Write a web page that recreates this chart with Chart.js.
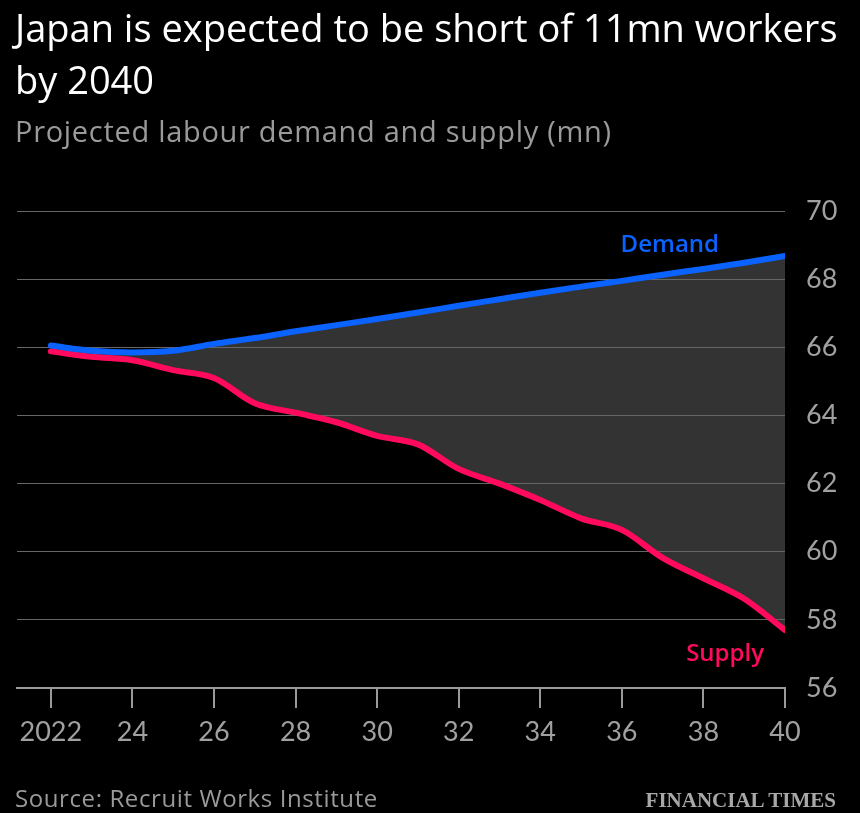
<!DOCTYPE html>
<html><head><meta charset="utf-8">
<script src="https://cdn.jsdelivr.net/npm/chart.js@4.4.1/dist/chart.umd.min.js"></script>
<style>
html,body{margin:0;padding:0;background:#000;width:860px;height:813px;overflow:hidden}
#wrap{position:relative;width:860px;height:813px}
canvas{position:absolute;left:0;top:0}
.t{position:absolute;left:15px;white-space:nowrap;font-family:'Open Sans',sans-serif}
#title{top:1px;font-size:38px;line-height:52px;color:#fff}
#sub{top:113px;font-size:29px;line-height:36px;letter-spacing:0.7px;color:#9a9a9a}
#src{top:783px;font-size:24px;line-height:30px;letter-spacing:0.6px;color:#9a9a9a}
#ft{position:absolute;right:24px;top:785px;font-family:'Liberation Serif',serif;font-weight:bold;font-size:21px;line-height:30px;color:#a8a8a8}
</style></head>
<body><div id="wrap"><canvas id="c" width="860" height="813" style="width:860px;height:813px"></canvas>
<div class="t" id="title">Japan is expected to be short of 11mn workers<br>by 2040</div>
<div class="t" id="sub">Projected labour demand and supply (mn)</div>
<div class="t" id="src">Source: Recruit Works Institute</div>
<div id="ft">FINANCIAL TIMES</div>
</div>
<script>
const years = [2022,2023,2024,2025,2026,2027,2028,2029,2030,2031,2032,2033,2034,2035,2036,2037,2038,2039,2040];
const demand = [66.05,65.9,65.85,65.9,66.1,66.27,66.47,66.65,66.83,67.02,67.22,67.41,67.6,67.78,67.95,68.13,68.3,68.48,68.68];
const supply = [65.88,65.72,65.62,65.33,65.1,64.36,64.08,63.8,63.4,63.15,62.43,62.0,61.52,60.98,60.64,59.82,59.22,58.62,57.7];
const xTicks = [2022,2024,2026,2028,2030,2032,2034,2036,2038,2040];
const yTicks = [56,58,60,62,64,66,68,70];

const demandColor = '#0a62ff';
const supplyColor = '#ff0a5c';
const tickColor = '#a0a0a0';

const labelPlugin = {
  id: 'seriesLabels',
  afterDatasetsDraw(chart) {
    const ctx = chart.ctx, xs = chart.scales.x, ys = chart.scales.y;
    const xEnd = xs.getPixelForValue(years[years.length-1]);
    ctx.save();
    ctx.font = '600 24px "Open Sans", sans-serif';
    ctx.textAlign = 'right';
    ctx.textBaseline = 'alphabetic';
    ctx.fillStyle = demandColor;
    ctx.fillText('Demand', xEnd - 66, ys.getPixelForValue(demand[demand.length-1]) - 4);
    ctx.fillStyle = supplyColor;
    ctx.fillText('Supply', xEnd - 21, ys.getPixelForValue(supply[supply.length-1]) + 31);
    ctx.restore();
  }
};

new Chart(document.getElementById('c'), {
  type: 'line',
  data: {
    datasets: [
      { label: 'Demand', data: years.map((y,i)=>({x:y,y:demand[i]})), borderColor: demandColor,
        borderWidth: 6, pointRadius: 0, cubicInterpolationMode: 'monotone', borderCapStyle: 'round',
        fill: '+1', backgroundColor: '#333333' },
      { label: 'Supply', data: years.map((y,i)=>({x:y,y:supply[i]})), borderColor: supplyColor,
        borderWidth: 6, pointRadius: 0, cubicInterpolationMode: 'monotone', borderCapStyle: 'round',
        fill: false }
    ]
  },
  options: {
    responsive: false, animation: false,
    layout: { padding: { left: 17, top: 211, right: 0, bottom: 0 } },
    plugins: { legend: { display: false }, tooltip: { enabled: false }, filler: { drawTime: 'beforeDraw' } },
    scales: {
      x: {
        type: 'linear', min: 2021.17, max: 2040,
        afterBuildTicks: s => { s.ticks = xTicks.map(v => ({ value: v })); },
        afterFit: s => { s.height = 125; },
        grid: { drawOnChartArea: false, drawTicks: true, tickLength: 20, color: '#9a9a9a', lineWidth: 2 },
        border: { display: true, color: '#9a9a9a', width: 2 },
        ticks: { color: tickColor, font: { family: 'Lato', size: 27 }, padding: 8, maxRotation: 0, autoSkip: false,
          callback: v => v === 2022 ? '2022' : String(v).slice(2) }
      },
      y: {
        position: 'right', min: 56, max: 70,
        afterBuildTicks: s => { s.ticks = yTicks.map(v => ({ value: v })); },
        afterFit: s => { s.width = 75; },
        grid: { drawTicks: false, color: '#666666', lineWidth: 1 },
        border: { display: false },
        ticks: { color: tickColor, font: { family: 'Lato', size: 27 }, padding: 21 }
      }
    }
  },
  plugins: [labelPlugin]
});
</script>
</body></html>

• Task requirements: Print out the lines exactly, skipping any picture.

• Output for this task:
Write a web page that recreates this chart with Chart.js.
<!DOCTYPE html>
<html><head><meta charset="utf-8">
<script src="https://cdn.jsdelivr.net/npm/chart.js@4.4.1/dist/chart.umd.min.js"></script>
<style>
html,body{margin:0;padding:0;background:#000;width:860px;height:813px;overflow:hidden}
#wrap{position:relative;width:860px;height:813px}
canvas{position:absolute;left:0;top:0}
.t{position:absolute;left:15px;white-space:nowrap;font-family:'Open Sans',sans-serif}
#title{top:1px;font-size:38px;line-height:52px;color:#fff}
#sub{top:113px;font-size:29px;line-height:36px;letter-spacing:0.7px;color:#9a9a9a}
#src{top:783px;font-size:24px;line-height:30px;letter-spacing:0.6px;color:#9a9a9a}
#ft{position:absolute;right:24px;top:785px;font-family:'Liberation Serif',serif;font-weight:bold;font-size:21px;line-height:30px;color:#a8a8a8}
</style></head>
<body><div id="wrap"><canvas id="c" width="860" height="813" style="width:860px;height:813px"></canvas>
<div class="t" id="title">Japan is expected to be short of 11mn workers<br>by 2040</div>
<div class="t" id="sub">Projected labour demand and supply (mn)</div>
<div class="t" id="src">Source: Recruit Works Institute</div>
<div id="ft">FINANCIAL TIMES</div>
</div>
<script>
const years = [2022,2023,2024,2025,2026,2027,2028,2029,2030,2031,2032,2033,2034,2035,2036,2037,2038,2039,2040];
const demand = [66.05,65.9,65.85,65.9,66.1,66.27,66.47,66.65,66.83,67.02,67.22,67.41,67.6,67.78,67.95,68.13,68.3,68.48,68.68];
const supply = [65.88,65.72,65.62,65.33,65.1,64.36,64.08,63.8,63.4,63.15,62.43,62.0,61.52,60.98,60.64,59.82,59.22,58.62,57.7];
const xTicks = [2022,2024,2026,2028,2030,2032,2034,2036,2038,2040];
const yTicks = [56,58,60,62,64,66,68,70];

const demandColor = '#0a62ff';
const supplyColor = '#ff0a5c';
const tickColor = '#a0a0a0';

const labelPlugin = {
  id: 'seriesLabels',
  afterDatasetsDraw(chart) {
    const ctx = chart.ctx, xs = chart.scales.x, ys = chart.scales.y;
    const xEnd = xs.getPixelForValue(years[years.length-1]);
    ctx.save();
    ctx.font = '600 24px "Open Sans", sans-serif';
    ctx.textAlign = 'right';
    ctx.textBaseline = 'alphabetic';
    ctx.fillStyle = demandColor;
    ctx.fillText('Demand', xEnd - 66, ys.getPixelForValue(demand[demand.length-1]) - 4);
    ctx.fillStyle = supplyColor;
    ctx.fillText('Supply', xEnd - 21, ys.getPixelForValue(supply[supply.length-1]) + 31);
    ctx.restore();
  }
};

new Chart(document.getElementById('c'), {
  type: 'line',
  data: {
    datasets: [
      { label: 'Demand', data: years.map((y,i)=>({x:y,y:demand[i]})), borderColor: demandColor,
        borderWidth: 6, pointRadius: 0, cubicInterpolationMode: 'monotone', borderCapStyle: 'round',
        fill: '+1', backgroundColor: '#333333' },
      { label: 'Supply', data: years.map((y,i)=>({x:y,y:supply[i]})), borderColor: supplyColor,
        borderWidth: 6, pointRadius: 0, cubicInterpolationMode: 'monotone', borderCapStyle: 'round',
        fill: false }
    ]
  },
  options: {
    responsive: false, animation: false,
    layout: { padding: { left: 17, top: 211, right: 0, bottom: 0 } },
    plugins: { legend: { display: false }, tooltip: { enabled: false }, filler: { drawTime: 'beforeDraw' } },
    scales: {
      x: {
        type: 'linear', min: 2021.17, max: 2040,
        afterBuildTicks: s => { s.ticks = xTicks.map(v => ({ value: v })); },
        afterFit: s => { s.height = 125; },
        grid: { drawOnChartArea: false, drawTicks: true, tickLength: 20, color: '#9a9a9a', lineWidth: 2 },
        border: { display: true, color: '#9a9a9a', width: 2 },
        ticks: { color: tickColor, font: { family: 'Lato', size: 27 }, padding: 8, maxRotation: 0, autoSkip: false,
          callback: v => v === 2022 ? '2022' : String(v).slice(2) }
      },
      y: {
        position: 'right', min: 56, max: 70,
        afterBuildTicks: s => { s.ticks = yTicks.map(v => ({ value: v })); },
        afterFit: s => { s.width = 75; },
        grid: { drawTicks: false, color: '#666666', lineWidth: 1 },
        border: { display: false },
        ticks: { color: tickColor, font: { family: 'Lato', size: 27 }, padding: 21 }
      }
    }
  },
  plugins: [labelPlugin]
});
</script>
</body></html>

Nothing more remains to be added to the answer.